Rich Sherman writes in Big Data & The Wizard of Oz Syndrome:
An excellent article in the Wall Street Journal, “Big Data, Big Blunders,” discussed five mistakes commonly made by enterprises when initiating their first Big Data projects. The technology hype cycle, which reminds me a lot of The Wizard of Oz, is a contributing factor in these blunders. I’ll briefly summarize the WSJ’s points, and will suggest, based on my experience helping clients, why enterprises make these blunders.
Rick summarizes these points from the WSJ story:
- Data for Data’s Sake
- Talent Gap
- Data, Data Everywhere
- Aiming Too High
Rick says that advocates of new technologies promise to solve problems with prior technology advances, leading to unrealistic expectations.

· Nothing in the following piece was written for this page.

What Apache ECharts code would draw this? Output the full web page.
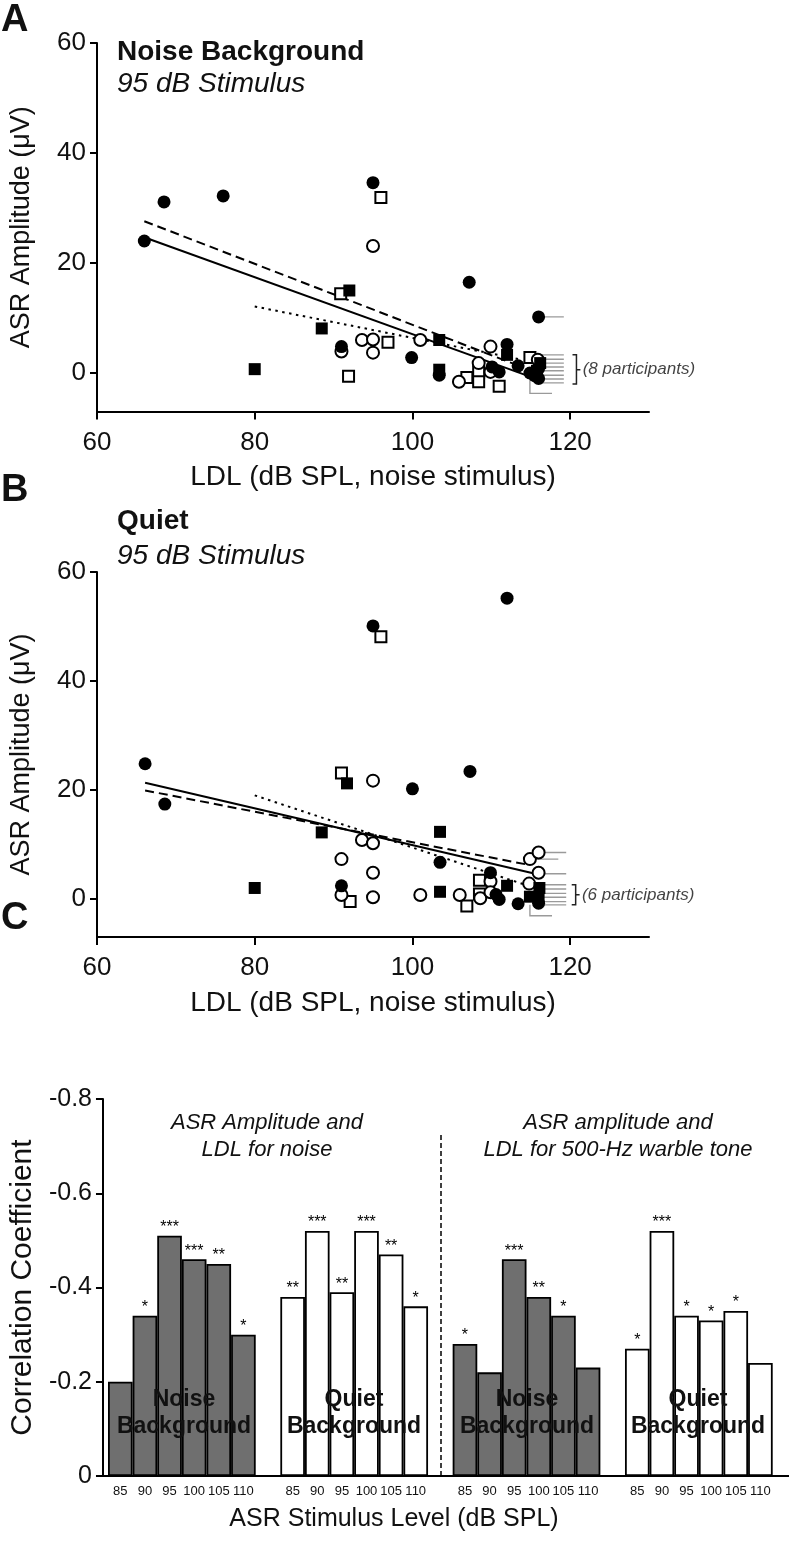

I agree but there is a persistent failure to recognize the uncertainty principle for data.
How would you know if data is clean and uniform?
By your use case for the data. Yes?
That would explain why data scientists estimate they spend 60-80% of their time munging data (cleaning, transforming, etc.).
They are making data clean and uniform for their individual use cases.
And they do that task over and over again.
The definition of clean and uniform data is like the uncertainty principle in physics.
You can have clean and uniform data for one purpose, but making it so makes it dirty and non-uniform for another purpose.
Unless a technology outlines how it obtains clean and uniform data, from its perspective, it has told you only part of the cost of its use.